At one point Becky from New Jersey called in. Iglesias said, “Are you sure she’s there?” Patrick said yes, but the caller’s voice was nowhere to be heard. So Iglesias mimicked a female voice and carried on a conversation with himself.

A touching moment came when a U.S. soldier named Seth called on Skype from Iraq, holding up a sign that read “I [heart] Jenna,” his wife.

The image was clear, but the soldier pointed to his ears to indicate that he could not hear Iglesias. The video feed switched to the green room, and minutes later the soldier returned with sound, but his voice came through with a triple echo. Un-phased, Iglesias asked if he was hearing the triple echo effect because he is so fat.

(Iglesias said later that the glitch was at the soldier’s end, where the internet connection was insufficient for a good Skype call.)

In a moment of technological irony, Iglesias had a communication from a fan in Houston relayed to him on a scrap of paper.

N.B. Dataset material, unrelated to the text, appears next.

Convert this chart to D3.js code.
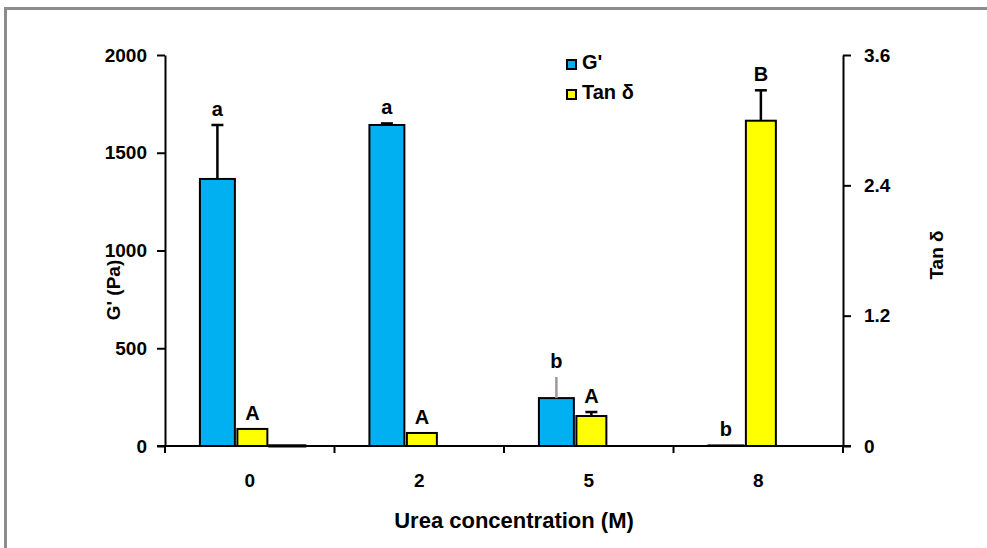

Iglesias joked that the special interactive portion of the show had been scheduled to run an hour, but instead ran two hours, so the audience got double its money’s worth.
“Everything went fairly smooth as far as the technical part and piping in the Skype calls,” Patrick said afterward. “There were a few glitches with telephone company calls. And the machine [to route calls], which we rented, bailed out on us. Next time we’ll have all the kinks worked out.”

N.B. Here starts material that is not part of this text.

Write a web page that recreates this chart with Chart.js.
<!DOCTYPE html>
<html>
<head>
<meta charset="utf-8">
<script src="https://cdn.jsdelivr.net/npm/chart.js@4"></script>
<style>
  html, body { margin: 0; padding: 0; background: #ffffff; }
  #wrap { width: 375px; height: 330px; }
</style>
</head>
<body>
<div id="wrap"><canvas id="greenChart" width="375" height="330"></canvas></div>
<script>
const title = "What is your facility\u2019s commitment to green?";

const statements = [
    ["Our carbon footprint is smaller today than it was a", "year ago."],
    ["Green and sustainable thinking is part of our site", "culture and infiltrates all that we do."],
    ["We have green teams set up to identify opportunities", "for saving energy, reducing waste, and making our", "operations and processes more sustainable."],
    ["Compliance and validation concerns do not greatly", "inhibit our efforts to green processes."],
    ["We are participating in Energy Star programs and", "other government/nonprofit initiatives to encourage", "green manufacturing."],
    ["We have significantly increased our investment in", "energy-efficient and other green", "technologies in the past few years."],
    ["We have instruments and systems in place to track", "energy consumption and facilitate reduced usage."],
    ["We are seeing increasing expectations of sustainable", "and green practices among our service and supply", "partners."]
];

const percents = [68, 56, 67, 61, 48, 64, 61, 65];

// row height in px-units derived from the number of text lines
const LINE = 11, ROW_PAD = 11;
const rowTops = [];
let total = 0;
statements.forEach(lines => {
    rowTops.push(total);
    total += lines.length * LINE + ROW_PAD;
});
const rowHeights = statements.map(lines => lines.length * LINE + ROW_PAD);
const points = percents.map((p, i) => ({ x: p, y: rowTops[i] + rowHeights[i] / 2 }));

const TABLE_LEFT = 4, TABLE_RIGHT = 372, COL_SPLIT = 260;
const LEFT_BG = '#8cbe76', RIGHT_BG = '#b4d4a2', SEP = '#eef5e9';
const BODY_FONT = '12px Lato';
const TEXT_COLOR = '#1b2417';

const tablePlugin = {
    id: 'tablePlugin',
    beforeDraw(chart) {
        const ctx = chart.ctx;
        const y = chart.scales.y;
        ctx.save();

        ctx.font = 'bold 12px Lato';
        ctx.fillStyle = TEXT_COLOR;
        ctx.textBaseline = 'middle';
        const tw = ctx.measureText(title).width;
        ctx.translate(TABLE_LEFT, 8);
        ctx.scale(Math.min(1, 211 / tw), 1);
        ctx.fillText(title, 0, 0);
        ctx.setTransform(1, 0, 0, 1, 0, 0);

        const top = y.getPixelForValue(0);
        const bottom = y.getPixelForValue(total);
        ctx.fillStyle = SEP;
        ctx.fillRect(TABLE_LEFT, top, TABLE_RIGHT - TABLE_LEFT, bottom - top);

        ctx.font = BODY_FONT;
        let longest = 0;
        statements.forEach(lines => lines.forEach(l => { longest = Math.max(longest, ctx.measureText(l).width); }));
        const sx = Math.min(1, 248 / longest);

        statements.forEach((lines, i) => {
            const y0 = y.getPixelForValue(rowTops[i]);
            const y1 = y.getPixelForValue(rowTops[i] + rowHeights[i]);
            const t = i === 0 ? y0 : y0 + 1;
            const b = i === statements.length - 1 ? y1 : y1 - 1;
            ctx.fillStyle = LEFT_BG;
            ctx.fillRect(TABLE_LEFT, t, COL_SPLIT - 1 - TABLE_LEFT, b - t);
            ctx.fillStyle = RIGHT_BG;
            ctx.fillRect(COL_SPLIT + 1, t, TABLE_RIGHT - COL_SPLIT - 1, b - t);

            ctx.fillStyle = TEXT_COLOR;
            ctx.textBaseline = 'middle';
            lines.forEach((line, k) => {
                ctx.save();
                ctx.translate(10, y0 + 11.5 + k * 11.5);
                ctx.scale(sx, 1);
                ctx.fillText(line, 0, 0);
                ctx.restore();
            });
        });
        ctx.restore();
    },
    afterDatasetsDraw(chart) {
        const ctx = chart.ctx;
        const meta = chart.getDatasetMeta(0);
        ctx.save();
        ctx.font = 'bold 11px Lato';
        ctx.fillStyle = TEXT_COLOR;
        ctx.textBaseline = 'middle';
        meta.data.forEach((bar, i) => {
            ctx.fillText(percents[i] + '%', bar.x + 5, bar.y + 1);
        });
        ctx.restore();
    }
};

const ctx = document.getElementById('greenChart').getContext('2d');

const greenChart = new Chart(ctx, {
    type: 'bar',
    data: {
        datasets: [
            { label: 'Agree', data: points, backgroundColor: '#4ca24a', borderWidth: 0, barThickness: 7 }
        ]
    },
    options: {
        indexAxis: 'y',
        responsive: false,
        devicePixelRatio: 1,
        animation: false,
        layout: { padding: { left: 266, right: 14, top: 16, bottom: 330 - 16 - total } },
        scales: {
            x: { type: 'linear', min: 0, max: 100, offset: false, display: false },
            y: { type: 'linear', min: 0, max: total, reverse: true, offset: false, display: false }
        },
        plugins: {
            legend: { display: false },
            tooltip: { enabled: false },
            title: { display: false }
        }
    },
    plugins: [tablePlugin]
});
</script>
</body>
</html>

“The amazing thing is Gabriel is so quick witted, he went right back into some humor. People didn’t even notice the hiccups,” Patrick said.

Social guy

Iglesias is well suited to the big interactive format in part because of his genial courtship of a fan base he built with the help of myspace and hours-long autograph sessions after his live shows.

Patrick came to Iglesias after managing the Comedy Store in Los Angeles for three years, then overseeing comedy content for myspace for about a year and-a-half, traveling with comedians including Zach (“Hangover”) Galifianakas, Joel (“Community”) McHale, and Cheech & Chong.

Iglesias was internet gold, and Patrick began overseeing the comedian’s action on myspace.
“It became obvious he needed someone fulltime, his youtube, myspace, Twitter – to use all the latest technology to connect Gabriel with his fans,” Patrick said.

“Gabriel has well over a million friends on myspace,” Patrick said, adding that within a month Iglesias is expected to overtake ventriloquist Jeff Dunham as the number one comedian on myspace based on video views, number of friends and subscribers to his online offerings.
Patrick said Dane Cook has more friends, but does not put up as much video, and Dunham leads Iglesias only in subscribers, while Iglesias continues to close the gap.

“When Gabe updates his status, as he does several times a day, he gets 1,500 comments within minutes,” Patrick said.